Les résultats ? Depuis 2004, plus de 750 manifestations ont été labellisées dont 177 fêtes rien qu’en 2014. En plus des fêtes « éphémères », le label a également été octroyé à plusieurs clubs ou salles de concerts. Une grande partie des communes valaisannes promeuvent également Fiesta en octroyant des subventions aux seules manifestations labellisées. Notons qu’un label a parfois dû être retiré à des manifestations parce que les règles prévues n’avaient pas été respectées. Mais il s’agit là d’exceptions, les sondages [7] montrant globalement que les partenaires sont satisfaits et que les conditions-cadres sont en grande partie respectées. Autre marque de succès : pour célébrer son dixième anniversaire, le Label Fiesta a été choisi comme hôte d’honneur de la prochaine Foire du Valais. Ainsi, du 3 au 12 octobre 2014 à Martigny, la fête sera belle du début jusqu’à la fin…
Selon l’étude de Claude Jeanrenaud et al. [8], chaque franc investi dans la prévention alcool rapporte un retour sur investissement qui s’élève au minimum à 11 francs et peut atteindre jusqu’à 29 francs. Les campagnes de prévention ont ainsi une utilité tant financière que sanitaire, humaine et sociale. Il s’agit donc plus que jamais de renforcer l’image de la prévention, de la rendre plus crédible et de motiver de nombreux partenaires à agir ensemble.

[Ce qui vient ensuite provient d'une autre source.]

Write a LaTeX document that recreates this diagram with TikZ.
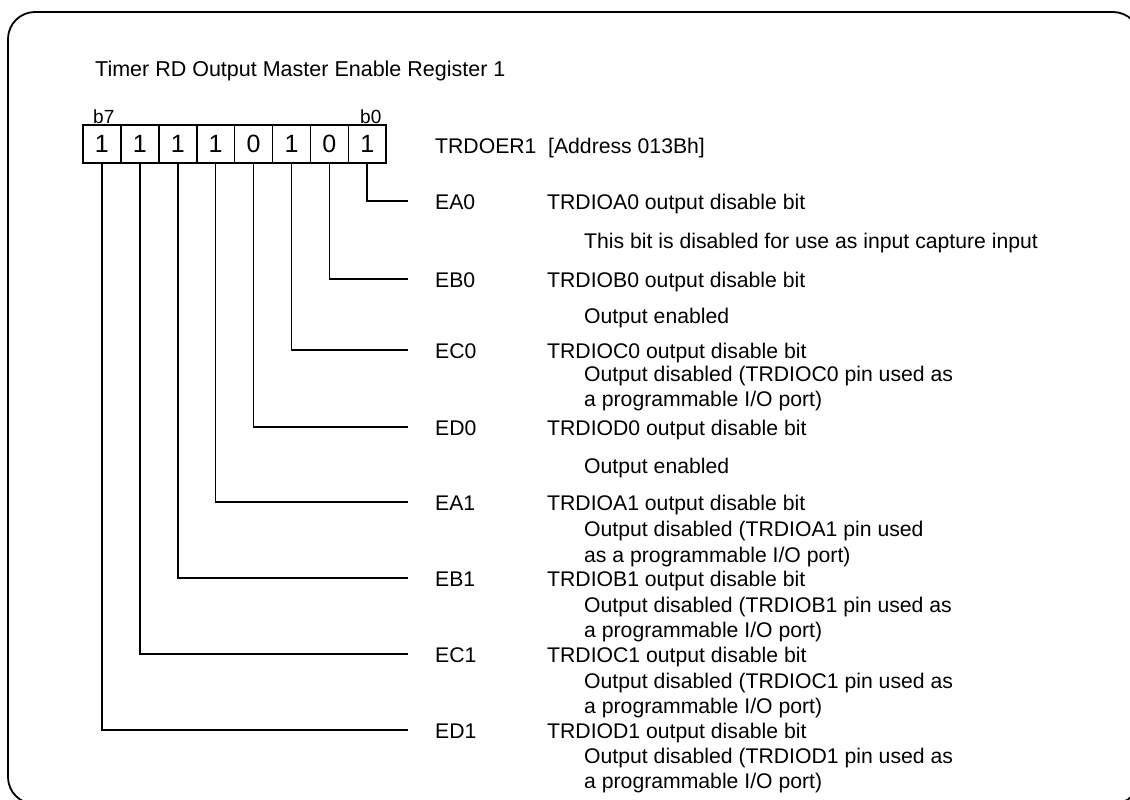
\documentclass[tikz,border=0pt]{standalone}
\usepackage{fontspec}
\setmainfont{Liberation Sans}
\begin{document}
\begin{tikzpicture}[x=1pt,y=-1pt,
  txt/.style={anchor=base west, inner sep=0pt, font=\fontsize{21.2}{25}\selectfont},
  bitlbl/.style={anchor=base west, inner sep=0pt, font=\fontsize{19}{22}\selectfont},
  cell/.style={draw, line width=1.6pt, minimum width=37.9pt, minimum height=38pt, inner sep=0pt, font=\fontsize{25}{29}\selectfont},
  conn/.style={line width=1.6pt},
  frame/.style={line width=1.8pt, rounded corners=27pt}]
\useasboundingbox (0,0) rectangle (1130,800);
\begin{scope}
  \clip (0,0) rectangle (1130,800);
  \draw[frame] (8,12) rectangle (1140,804);
\end{scope}

\node[txt, font=\fontsize{21.5}{25}\selectfont] (title) at (95,77) {Timer RD Output Master Enable Register 1};

% register cells
\foreach \i/\v in {7/1,6/1,5/1,4/1,3/0,2/1,1/0,0/1}{
  \node[cell] (c\i) at ({83+37.9*(7-\i)+18.95},144) {\v};
}
\node[bitlbl] (b7) at (93,123) {b7};
\node[bitlbl] (b0) at (360,123) {b0};
\node[txt] (reg) at (435,153) {TRDOER1\hspace{0.55em}[Address 013Bh]};

% connector ends
\coordinate (e0) at (408,201);
\coordinate (e1) at (408,279);
\coordinate (e2) at (408,350);
\coordinate (e3) at (408,427);
\coordinate (e4) at (408,502);
\coordinate (e5) at (408,578);
\coordinate (e6) at (408,654);
\coordinate (e7) at (408,730);
\foreach \i in {0,...,7}{
  \draw[conn] (c\i.south) |- (e\i);
}

% labels
\node[txt] (lEA0) at (435,209) {EA0};
\node[txt] (dEA0) at (547,209) {TRDIOA0 output disable bit};
\node[txt] (sEA0) at (584,248) {This bit is disabled for use as input capture input};

\node[txt] (lEB0) at (435,287) {EB0};
\node[txt] (dEB0) at (547,287) {TRDIOB0 output disable bit};
\node[txt] (sEB0) at (584,323) {Output enabled};

\node[txt] (lEC0) at (435,358) {EC0};
\node[txt] (dEC0) at (547,358) {TRDIOC0 output disable bit};
\node[txt] (sEC0a) at (584,381) {Output disabled (TRDIOC0 pin used as};
\node[txt] (sEC0b) at (584,406) {a programmable I/O port)};

\node[txt] (lED0) at (435,435) {ED0};
\node[txt] (dED0) at (547,435) {TRDIOD0 output disable bit};
\node[txt] (sED0) at (584,473) {Output enabled};

\node[txt] (lEA1) at (435,510) {EA1};
\node[txt] (dEA1) at (547,510) {TRDIOA1 output disable bit};
\node[txt] (sEA1a) at (584,536) {Output disabled (TRDIOA1 pin used};
\node[txt] (sEA1b) at (584,562) {as a programmable I/O port)};

\node[txt] (lEB1) at (435,586) {EB1};
\node[txt] (dEB1) at (547,586) {TRDIOB1 output disable bit};
\node[txt] (sEB1a) at (584,612) {Output disabled (TRDIOB1 pin used as};
\node[txt] (sEB1b) at (584,637) {a programmable I/O port)};

\node[txt] (lEC1) at (435,662) {EC1};
\node[txt] (dEC1) at (547,662) {TRDIOC1 output disable bit};
\node[txt] (sEC1a) at (584,688) {Output disabled (TRDIOC1 pin used as};
\node[txt] (sEC1b) at (584,713) {a programmable I/O port)};

\node[txt] (lED1) at (435,738) {ED1};
\node[txt] (dED1) at (547,738) {TRDIOD1 output disable bit};
\node[txt] (sED1a) at (584,763) {Output disabled (TRDIOD1 pin used as};
\node[txt] (sED1b) at (584,788) {a programmable I/O port)};
\end{tikzpicture}
\end{document}
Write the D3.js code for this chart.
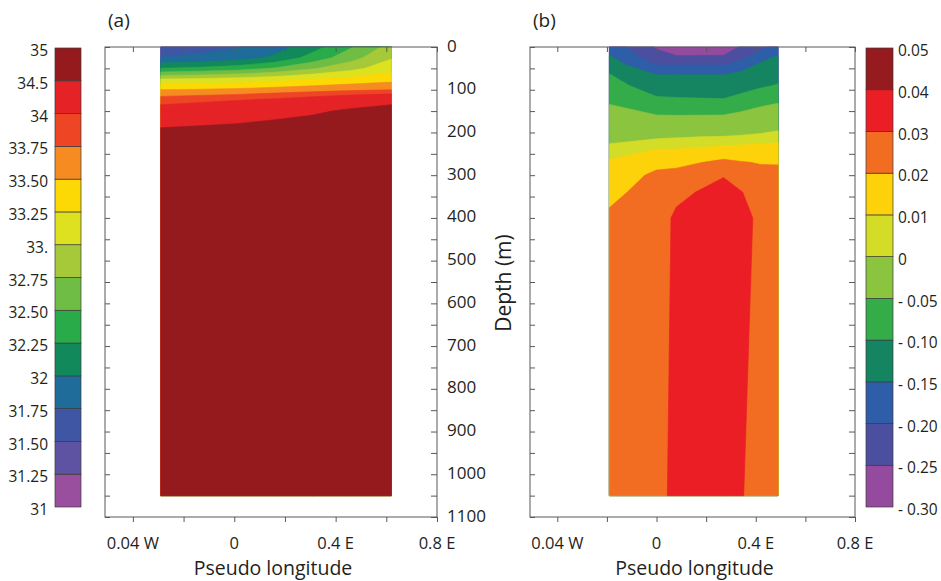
<!DOCTYPE html>
<html lang="en">
<head>
<meta charset="utf-8"/>
<script src="https://d3js.org/d3.v7.min.js"></script>
<style>
  body { margin: 0; background: #fff; }
  text { font-family: "Open Sans", sans-serif; fill: #231f20; }
</style>
</head>
<body>
<div id="chart"></div>
<script>
// (a) salinity section: columns = pseudo longitude, rows = depth (m)
var lonA = [-0.29, -0.14, 0.01, 0.16, 0.31, 0.46, 0.62];
var depthA = [0, 25, 50, 75, 100, 125, 150, 200, 300, 600, 1050];
var salinity = [
  [31.60, 31.66, 31.74, 31.88, 32.15, 32.48, 32.85],
  [31.76, 31.80, 31.88, 32.05, 32.35, 32.65, 32.98],
  [32.25, 32.30, 32.38, 32.52, 32.72, 32.92, 33.15],
  [33.00, 33.03, 33.08, 33.15, 33.24, 33.32, 33.40],
  [33.50, 33.52, 33.55, 33.60, 33.65, 33.70, 33.75],
  [33.90, 33.95, 34.00, 34.08, 34.18, 34.30, 34.40],
  [34.15, 34.19, 34.24, 34.33, 34.44, 34.56, 34.65],
  [34.60, 34.64, 34.68, 34.75, 34.76, 34.77, 34.78],
  [34.80, 34.82, 34.83, 34.84, 34.85, 34.86, 34.86],
  [34.90, 34.90, 34.90, 34.90, 34.90, 34.90, 34.90],
  [34.95, 34.95, 34.95, 34.95, 34.95, 34.95, 34.95]
];
var levelsA = [31, 31.25, 31.5, 31.75, 32, 32.25, 32.5, 32.75, 33, 33.25, 33.5, 33.75, 34, 34.5, 35];
var labelsA = ["31", "31.25", "31.50", "31.75", "32", "32.25", "32.50", "32.75", "33.", "33.25", "33.50", "33.75", "34", "34.5", "35"];
var colorsA = ["#9a4f9e", "#5d53a2", "#3f56a4", "#1f6b9a", "#11895a", "#2aab4a", "#70bd45", "#a6c93a",
               "#dde11f", "#fcd804", "#f68b21", "#ee4525", "#e52327", "#951a1e"];

// (b) anomaly section
var lonB = [-0.19, 0.0, 0.08, 0.27, 0.34, 0.42, 0.49];
var depthB = [0, 20, 42, 65, 90, 120, 160, 210, 240, 270, 300, 340, 400, 1050];
var anomaly = [
  [-0.170, -0.255, -0.270, -0.280, -0.245, -0.210, -0.185],
  [-0.149, -0.235, -0.250, -0.249, -0.220, -0.180, -0.148],
  [-0.123, -0.200, -0.200, -0.200, -0.180, -0.139, -0.130],
  [-0.098, -0.150, -0.150, -0.150, -0.135, -0.120, -0.115],
  [-0.082, -0.125, -0.128, -0.130, -0.120, -0.107, -0.097],
  [-0.059, -0.096, -0.098, -0.101, -0.088, -0.072, -0.063],
  [-0.034, -0.049, -0.050, -0.049, -0.040, -0.028, -0.018],
  [-0.006, -0.002, -0.001, 0.001, 0.003, 0.005, 0.007],
  [0.005, 0.010, 0.0105, 0.0135, 0.014, 0.0135, 0.0135],
  [0.0115, 0.017, 0.0175, 0.022, 0.0205, 0.0195, 0.0195],
  [0.014, 0.022, 0.023, 0.0295, 0.025, 0.0225, 0.022],
  [0.017, 0.025, 0.028, 0.033, 0.0305, 0.025, 0.024],
  [0.022, 0.026, 0.0315, 0.035, 0.033, 0.028, 0.025],
  [0.025, 0.027, 0.0325, 0.035, 0.0305, 0.027, 0.026]
];
var levelsB = [-0.30, -0.25, -0.20, -0.15, -0.10, -0.05, 0, 0.01, 0.02, 0.03, 0.04, 0.05];
var labelsB = ["- 0.30", "- 0.25", "- 0.20", "- 0.15", "- 0.10", "- 0.05", "0", "0.01", "0.02", "0.03", "0.04", "0.05"];
var colorsB = ["#954b9d", "#4c4f9f", "#2e5ea8", "#148560", "#35ac4a", "#8bc43f", "#d3dc27", "#fdd20b",
               "#f26c22", "#ec1e25", "#961b1f"];

var lonTicks = [-0.4, 0, 0.4, 0.8];
var lonTickLabels = ["0.04 W", "0", "0.4 E", "0.8 E"];
var lonMinor = [-0.4, -0.2, 0, 0.2, 0.4, 0.6, 0.8];
var depthTicks = [0, 100, 200, 300, 400, 500, 600, 700, 800, 900, 1000, 1100];
var depthMinor = [0, 50, 100, 150, 200, 250, 300, 350, 400, 450, 500, 550, 600, 650, 700, 750, 800, 850, 900, 950, 1000, 1050, 1100];

var width = 941, height = 581;
var svg = d3.select("#chart").append("svg")
    .attr("width", width)
    .attr("height", height);

var y = d3.scaleLinear().domain([0, 1100]).range([47, 517]);
var xA = d3.scaleLinear().domain([-0.51, 0.8]).range([105, 437]);
var xB = d3.scaleLinear().domain([-0.51, 0.8]).range([530, 855]);

function drawField(field, lons, depths, levels, colors, x) {
    var n = lons.length, m = depths.length;
    var values = [].concat.apply([], field);
    var ix = d3.scaleLinear().domain(d3.range(n)).range(lons).clamp(true);
    var iy = d3.scaleLinear().domain(d3.range(m)).range(depths).clamp(true);
    var proj = d3.geoTransform({
        point: function (px, py) { this.stream.point(x(ix(px - 0.5)), y(iy(py - 0.5))); }
    });
    var path = d3.geoPath(proj);
    var contours = d3.contours().size([n, m]).thresholds(levels.slice(0, -1))(values);
    svg.append("g").selectAll("path")
        .data(contours)
        .join("path")
            .attr("d", path)
            .attr("fill", function (d, i) { return colors[i]; })
            .attr("stroke", function (d, i) { return colors[i]; })
            .attr("stroke-width", 0.6);
}

drawField(salinity, lonA, depthA, levelsA, colorsA, xA);
drawField(anomaly, lonB, depthB, levelsB, colorsB, xB);

function frame(x) {
    var g = svg.append("g").attr("class", "frame");
    g.append("rect")
        .attr("x", x.range()[0]).attr("y", y.range()[0])
        .attr("width", x.range()[1] - x.range()[0])
        .attr("height", y.range()[1] - y.range()[0])
        .attr("fill", "none").attr("stroke", "#58595b").attr("stroke-width", 1);

    g.append("g").attr("transform", "translate(0," + y.range()[1] + ")")
        .call(d3.axisBottom(x).tickValues(lonMinor).tickSize(5).tickFormat(""));
    g.append("g").attr("transform", "translate(0," + y.range()[0] + ")")
        .call(d3.axisTop(x).tickValues(lonMinor).tickSize(-5).tickFormat(""));
    g.append("g").attr("transform", "translate(" + x.range()[0] + ",0)")
        .call(d3.axisLeft(y).tickValues(depthMinor).tickSize(-5).tickFormat(""));
    g.append("g").attr("transform", "translate(" + x.range()[1] + ",0)")
        .call(d3.axisRight(y).tickValues(depthMinor).tickSize(-6).tickFormat(""));
    g.selectAll(".domain").remove();
    g.selectAll(".tick line").attr("stroke", "#58595b");

    g.selectAll(".lonlab")
        .data(lonTicks)
        .join("text")
            .attr("x", function (d) { return x(d); })
            .attr("y", 548.5)
            .attr("text-anchor", "middle")
            .style("font-size", "16.5px")
            .text(function (d, i) { return lonTickLabels[i]; });

    g.append("text")
        .attr("x", (x.range()[0] + x.range()[1]) / 2 + 2)
        .attr("y", 575)
        .attr("text-anchor", "middle")
        .style("font-size", "19.5px")
        .text("Pseudo longitude");
}
frame(xA);
frame(xB);

// depth labels on the right of panel (a)
svg.append("g").selectAll("text")
    .data(depthTicks)
    .join("text")
        .attr("x", 447)
        .attr("y", function (d) { return y(d); })
        .attr("dominant-baseline", "middle")
        .style("font-size", "17px")
        .text(function (d) { return d; });

svg.append("text")
    .attr("transform", "translate(505,283) rotate(-90)")
    .attr("text-anchor", "middle")
    .attr("dominant-baseline", "middle")
    .style("font-size", "21px")
    .text("Depth (m)");

svg.append("text").attr("x", 108).attr("y", 22)
    .attr("dominant-baseline", "middle").style("font-size", "19px").text("(a)");
svg.append("text").attr("x", 533).attr("y", 22)
    .attr("dominant-baseline", "middle").style("font-size", "19px").text("(b)");

// colour bars
function colorbar(x0, w, levels, labels, colors, labelLeft) {
    var idx = d3.scaleLinear().domain([0, levels.length - 1]).range([507, 48]);
    var g = svg.append("g");
    g.selectAll("rect")
        .data(colors)
        .join("rect")
            .attr("x", x0)
            .attr("y", function (d, i) { return idx(i + 1); })
            .attr("width", w)
            .attr("height", function (d, i) { return idx(i) - idx(i + 1); })
            .attr("fill", function (d) { return d; })
            .attr("stroke", "#3a3a3a")
            .attr("stroke-width", 0.7);
    g.selectAll("text")
        .data(labels)
        .join("text")
            .attr("x", labelLeft ? x0 - 7 : x0 + w + 5)
            .attr("y", function (d, i) { return idx(i) + 4; })
            .attr("text-anchor", labelLeft ? "end" : "start")
            .attr("dominant-baseline", "middle")
            .style("font-size", "15.5px")
            .text(function (d) { return d; });
}
colorbar(55, 26, levelsA, labelsA, colorsA, true);
colorbar(866, 27, levelsB, labelsB, colorsB, false);
</script>
</body>
</html>
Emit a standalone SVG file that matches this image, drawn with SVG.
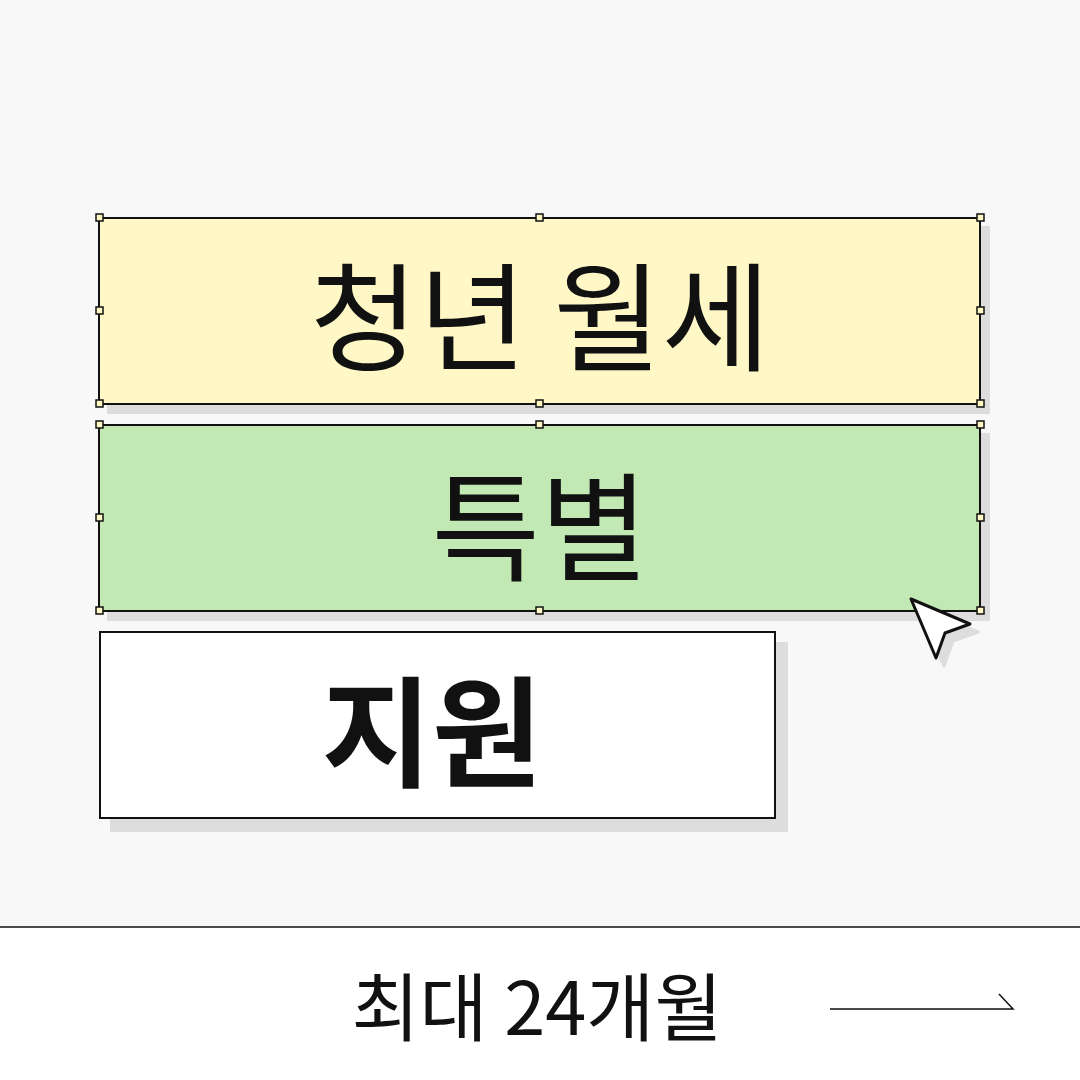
<svg xmlns="http://www.w3.org/2000/svg" width="1080" height="1080" viewBox="0 0 1080 1080">
<style>
.sh{fill:#dddddd}
.box{stroke:#111;stroke-width:2}
.h{fill:#fff8c4;stroke:#111;stroke-width:1.5}
.t{font-family:"Noto Sans CJK KR","Noto Sans",sans-serif;fill:#111;text-anchor:middle}
</style>
<rect width="1080" height="1080" fill="#f8f8f8"/>
<rect y="927" width="1080" height="153" fill="#fff"/>
<line x1="0" y1="927" x2="1080" y2="927" stroke="#111" stroke-width="1.5"/>
<g id="n1">
<rect class="sh" x="107" y="226" width="883" height="188"/>
<rect class="box" x="99" y="218" width="881" height="186" fill="#fff8c6"/>
<text class="t" x="540" y="362" font-size="118">청년 월세</text>
</g>
<g id="n2">
<rect class="sh" x="107" y="433" width="883" height="188"/>
<rect class="box" x="99" y="425" width="881" height="186" fill="#c2e8b4"/>
<text class="t" x="540" y="572" font-size="118">특별</text>
</g>
<g id="n3">
<rect class="sh" x="110" y="642" width="678" height="190"/>
<rect class="box" x="100" y="632" width="675" height="186" fill="#fff"/>
<text class="t" x="432" y="778" font-size="120" font-weight="bold">지원</text>
</g>
<g id="handles">
<rect class="h" x="96" y="214" width="7" height="7"/><rect class="h" x="536" y="214" width="7" height="7"/><rect class="h" x="977" y="214" width="7" height="7"/>
<rect class="h" x="96" y="307" width="7" height="7"/><rect class="h" x="977" y="307" width="7" height="7"/>
<rect class="h" x="96" y="400" width="7" height="7"/><rect class="h" x="536" y="400" width="7" height="7"/><rect class="h" x="977" y="400" width="7" height="7"/>
<rect class="h" x="96" y="421" width="7" height="7"/><rect class="h" x="536" y="421" width="7" height="7"/><rect class="h" x="977" y="421" width="7" height="7"/>
<rect class="h" x="96" y="514" width="7" height="7"/><rect class="h" x="977" y="514" width="7" height="7"/>
<rect class="h" x="96" y="607" width="7" height="7"/><rect class="h" x="536" y="607" width="7" height="7"/><rect class="h" x="977" y="607" width="7" height="7"/>
</g>
<g id="cursor">
<path d="M918 607 L978 632 L953 641 L944 666 Z" fill="#dddddd" stroke="#dddddd" stroke-width="3" stroke-linejoin="round"/>
<path d="M911 599 L970 624 L945 633 L936 658 Z" fill="#fff" stroke="#111" stroke-width="3" stroke-linejoin="round"/>
</g>
<text class="t" x="537" y="1035" font-size="74">최대 24개월</text>
<g id="connectors">
<path d="M830 1009 H1013 L999 994" fill="none" stroke="#111" stroke-width="1.5"/>
</g>
</svg>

Peut-être cela permettra-t-il à terme de créer un front plus solide pour soutenir les lois [9] et les budgets qui favorisent la prévention…
[1] Par « verre » ou « unité », il faut comprendre pour le vin 1 dl, pour la bière 3 dl et pour les spiritueux 25 cl.
[2] Présentation de la campagne et des affiches en format pdf sur le site internet d’Addiction Valais.
[3] Effectués par MIS Trend en juin 2000 et en avril 2006.
[4] Par exemple : Antidote et Magazine Santé, sur Canal9, Flash Santé, Radio Rhône FM ou Radio Chablais.
[5] Lire l’article de Patrick Suard dans la revue REISO : « Un quiz original pour prévenir les addictions ».
[6] Programme développé par la Fondation vaudoise contre l’alcoolisme, en collaboration avec Addiction Valais, le Centre neuchâtelois d’alcoologie, la Fondation jurassienne O2, la Fédération genevoise de prévention de l’alcoolisme et l’association fribourgeoise REPER. Cette action de prévention s’est aussi répandue en Suisse alémanique et au Tessin.
[7] Télécharger l’étude en format pdf.
[8] Coûts et bénéfices des mesures de prévention de la santé. Tabagisme et consommation excessive d’alcool. Institut de recherches économiques de l’Université de Neuchâtel, 2009. Disponible en ligne, 118 pages en format pdf.
[9] Actuellement en débat aux Chambres, le projet de loi fédérale sur l’alcool n’est guère favorable à la prévention.